The Strait of Hormuz handles roughly 20 million barrels per day. Iran has mined it. Maersk and Hapag-Lloyd have suspended transits. Tanker traffic has fallen from around 50 ships daily to effectively zero. The Trump administration has reached for the Strategic Petroleum Reserve — the same stockpile Trump spent years attacking Biden for touching — and the International Energy Agency has organized a coordinated global release. These are emergency measures, not policy tools. They are exactly what oil dependency was always going to look like under pressure.
What Trump Spent a Year Destroying
The contrast with Trump’s energy policy could not be more brutal.
His “One Big Beautiful Bill,” signed on July 4th, 2025, ended the federal solar tax credit for homeowners, accelerated the phase-out of wind and solar project credits, and eliminated the EV purchase credit. His administration clawed back billions in Inflation Reduction Act grants, froze clean energy funding, and slow-walked court orders to restore it. It withdrew from the Paris Agreement and proposed repealing the EPA’s foundational legal determination that greenhouse gases harm human health — making climate denial official federal policy for the first time.

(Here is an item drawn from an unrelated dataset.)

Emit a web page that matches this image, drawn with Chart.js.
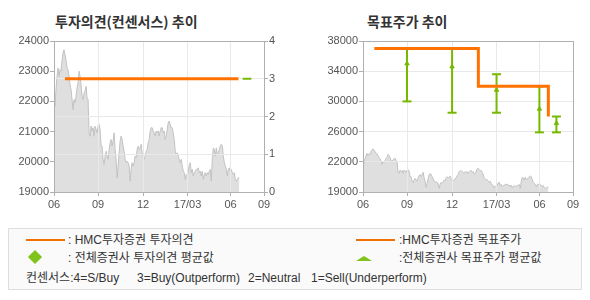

The Center for American Progress estimated households are facing a 9.6% increase in electricity bills in 2025 compared to 2024, outpacing inflation and wage growth. The administration dismissed those numbers as alarmism about “wasteful green subsidies.” Now, with gas prices rising weekly and the reserve being drained, those numbers look different.
Every dollar Trump spent fighting clean energy was a dollar spent making America more dependent on exactly the kind of supply that can be disrupted by a few thousand dollars’ worth of naval mines.
The War-Proof Alternative
McKibben’s piece places the fossil fuel supply chain beside the solar one and simply lets you look at both.
The solar supply chain is almost absurdly simple. Photons leave the sun, travel 93 million miles in about eight minutes, strike silicon in a panel, knock loose electrons, get converted to AC power, and flow into a battery or motor. About 20 moving parts total. Eighty to ninety percent efficient. No exhaust, no carbon dioxide, almost no noise.
No drilling. No pipeline. No tanker. No refinery. No underground storage tank. No 75 percent energy waste.
And — the line that deserves to be printed above every energy secretary’s desk — no one can use a missile to shoot down a photon in mid-air. Solar energy is, in McKibben’s phrase, essentially war-proof. You can generate it on your roof, your balcony, or in your community. It requires no oligarch, no naval escort, no strategic chokepoint. It would impoverish Vladimir Putin and Mohammed bin Salman. McKibben notes dryly that this is precisely why the people with the power to accelerate its adoption have spent decades choosing not to.
The Trump administration is expected to ask Congress for $50 billion in supplemental war funding this week — roughly $2 billion a day in military spending. The World Bank estimates that bringing solar power to the 380 million Africans currently without electricity would cost about $91 billion. The math is not complicated. It is simply politically inconvenient for those who have staked their careers on keeping the old machine running.
The Boast That Collapsed
An NBC News poll last weekend showed Trump’s approval on inflation and cost of living at just 36 percent. Fifty-four percent disapprove of his handling of the Iran war. One oil analyst told CNN simply: “Words aren’t going to talk oil prices back to normal.” Even after the conflict ends, elevated prices are expected to persist for months as production recovers and risk premiums linger.
Trump posted on Truth Social that “when oil prices go up, we make a lot of money.” It is a remarkable thing for a president to say during an energy crisis his own decisions created, while millions of Americans pay more at the pump every week. It reveals the worldview behind all of it: the belief that fossil fuel is not merely an energy source but an identity, a loyalty — and that protecting it is worth any cost, including the wars required to defend the chokepoints through which it flows.
There is another way. It has been available for decades. It gets cheaper every year. It cannot be mined, blockaded, or held hostage by any government or supreme leader.
The sun will be up tomorrow. It always is. And not one of those 93 million miles will pass through the Strait of Hormuz.
Sources: Bill McKibben, “Sunlight travels 93 million miles to reach the earth, None of them through the Strait of Hormuz,” CounterCurrents.org / The Crucial Years, March 6–7, 2026. “Here’s One Boast Trump Won’t Be Making Anymore,” New York Times guest essay, March 11, 2026. AAA gasoline price data, March 2026. Center for American Progress IRA rollback cost analysis. World Bank solar access estimates. NBC News / CNN / Bloomberg reporting on the 2026 Strait of Hormuz crisis.